Raids by Seleka rebels who forced Bozize to escape the country have degenerated into battles between Muslim and Christian groups, and militias. The country is majority Christian, while Seleka is dominated by Muslims.
The resolution, obtained by reporters, aims to strengthen an African stabilization force in the Central African Republic as a first step toward turning it into a formal UN peacekeeping force.
The resolution would allow African and French troops to use “all necessary measures” under Chapter VII of the UN Charter to protect civilians in the Central African Republic. Chapter VII can give legal backing to the use of force.
The resolution would also impose an embargo on all types of arms and ammunition against the Central African Republic.

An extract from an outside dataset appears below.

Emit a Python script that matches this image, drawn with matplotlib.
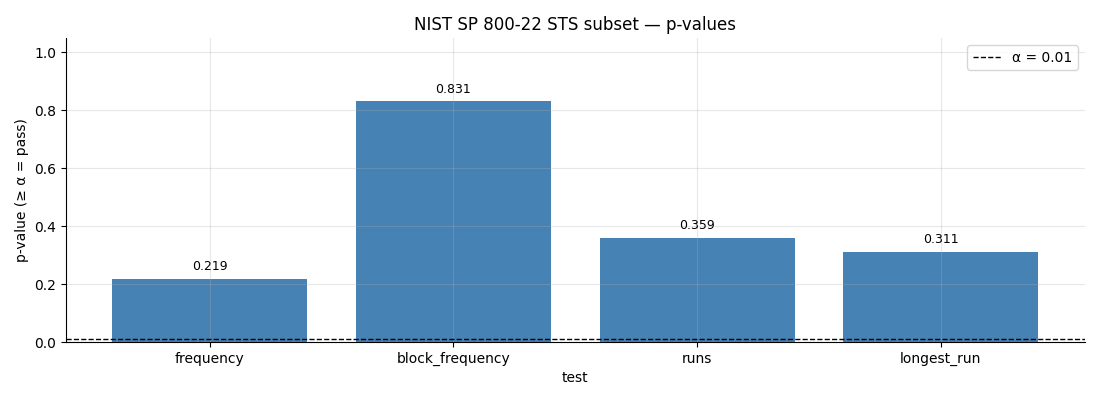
import matplotlib
matplotlib.use("Agg")
import matplotlib.pyplot as plt
import numpy as np

tests = ["frequency", "block_frequency", "runs", "longest_run"]
p_values = [0.219, 0.831, 0.359, 0.311]
alpha = 0.01

fig, ax = plt.subplots(figsize=(11, 4), dpi=100)
x = np.arange(len(tests))
ax.bar(x, p_values, width=0.8, color="steelblue")

for xi, v in zip(x, p_values):
    ax.text(xi, v + 0.02, f"{v:.3f}", ha="center", va="bottom", fontsize=9)

ax.axhline(alpha, color="black", linestyle="--", linewidth=1, label=f"α = {alpha}")

ax.set_xticks(x)
ax.set_xticklabels(tests)
ax.set_xlim(-0.59, len(tests) - 0.41)
ax.set_ylim(0, 1.05)
ax.set_xlabel("test")
ax.set_ylabel("p-value (≥ α = pass)")
ax.set_title("NIST SP 800-22 STS subset — p-values")
ax.grid(True, alpha=0.3)
ax.spines["top"].set_visible(False)
ax.spines["right"].set_visible(False)
ax.legend(loc="upper right")

fig.subplots_adjust(left=0.06, right=0.986, top=0.905, bottom=0.145)
fig.savefig("out.png", dpi=100)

It would allow for a special committee to order sanctions against any individual who holds up moves toward elections due in just over a year or is found to be committing human rights abuses.
An African force, officially known as MISCA, currently has about 2,500 troops, which should increase to about 3,600 when it is taken over by the African Union next month.
However, UN officials and experts say the force is not big enough.
UN Secretary-General Ban Ki-moon has said up to 9,000 peacekeepers could be needed in the Central African Republic.
The draft resolution would order Ban to draw up a report in three months on whether a UN force is needed.
In a heady spiral into anarchy since the Seleka rebel coalition overthrew Bozize, the UN and aid workers say whole villages have been burned down and rapes, torture and indiscriminate killing have become the norm.
UN Deputy Secretary-General Jan Eliasson called for the Security Council to act quickly on the crisis.
Eliasson said the Central African Republic is “becoming a breeding ground for extremists and armed groups in a region that is already suffering from conflict.”
“A country in the heart of Africa is descending into complete chaos before our eyes,” Eliasson told the 15-member council. “The situation requires prompt and decisive action.”
Ban has suggested possible financial support for MISCA, while also proposing that it become a full UN peacekeeping mission.
Diplomats expect the UN mission to be created early next year.